Les lumières de Jérémie Papin assisté de Léa Maris sont un élément indispensable de toute la pièce. Toujours au bon endroit pour souligner là où l’on doit regarder. Les ambiances sont créées avec beaucoup de discrétion et d’ingéniosité. Qui s’accompagne aussi d’un autre travail intelligemment réalisés : les costumes. Les costumes sont un mélange hétéroclyte de matière, de couleurs, de style… En effet, la pièce est censée se dérouler au 17ème, alors qu’elle a été écrite au 19ème et qu’elle se joue au 21ème. Alors n’est-il pas normal de trouver le mélange de tout cela? Cyrano porte une veste en cuir longue avec un pantalon en jean troué et un à sweat à capuche. Christian porte une veste en cuir avec des fermetures éclairs et des dentelles. Plus on attarde notre regard, plus on découvre les détails et la richesse de la créativité d’Alice Duchange, assistée de Selma Delabrière.
Et Cyrano dans tout cela?
Cyrano possède bien des vertus auxquelles bien des Hommes peuvent ou aimeraient s’identifier : bon camarade, noble de cœur, courageux, bon vivant, insolent, fidèle, drôle, brave… On s’attache à lui et il nous touche dans son désespoir. Cet homme est amoureux de sa cousine, Roxanne. Elle, elle n’a d’yeux que pour Christian, qui est beau. L’un est laid et éloquent et l’autre est beau et pas très loquace. Cyrano va mettre la beauté ces mots au service de la passion.

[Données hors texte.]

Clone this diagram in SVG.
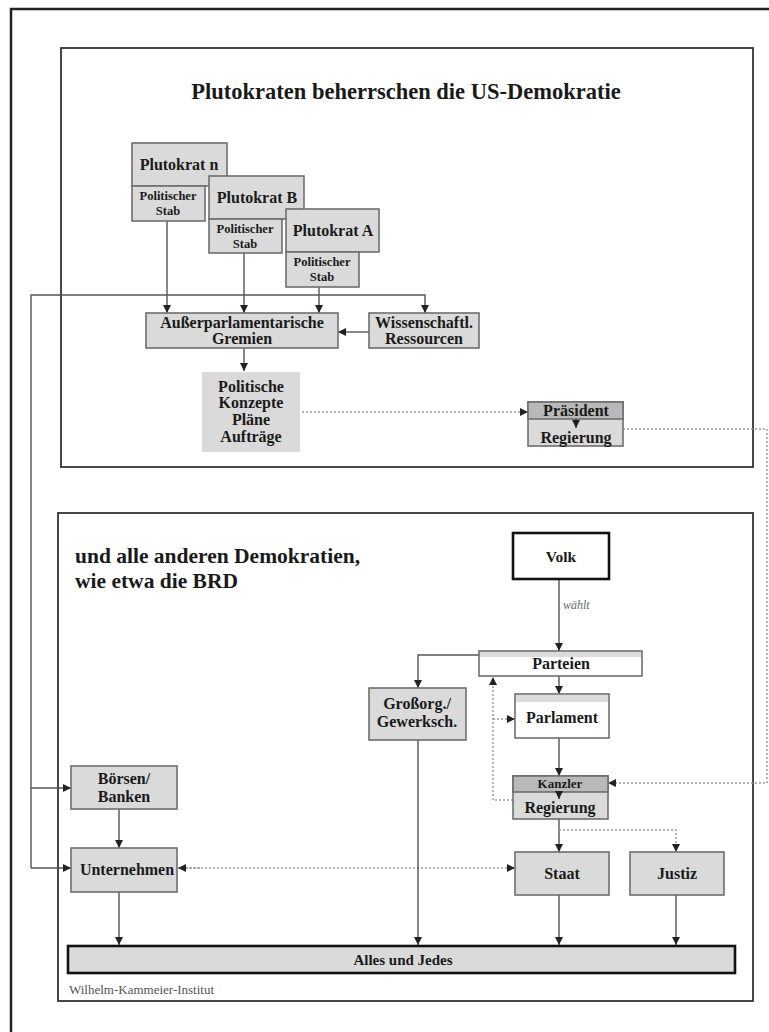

Ce drame romantique en 5 actes et en vers, mélange les ingrédients des bonnes histoires de cape et d’épée et d’amour. L’envie d’être aimé pour soi, le respect des autres, la fraternité sont des messages universels qui rendent ce spectacle éternel. Depuis sa création en 1897, jamais les mots de Cyrano n’ont cessé de raisonner. La tirade du nez, de l’affrontement avec de Guiche, la scène sous le balcon… ont encore de beaux jours devant eux.
C’est dans une mise en scène enchanteresse que le texte inaltérable raisonne au plus profond du cœur de chaque spectateur. Et vous aussi, lorsque vous partirez du théâtre, vous sortirez avec panache.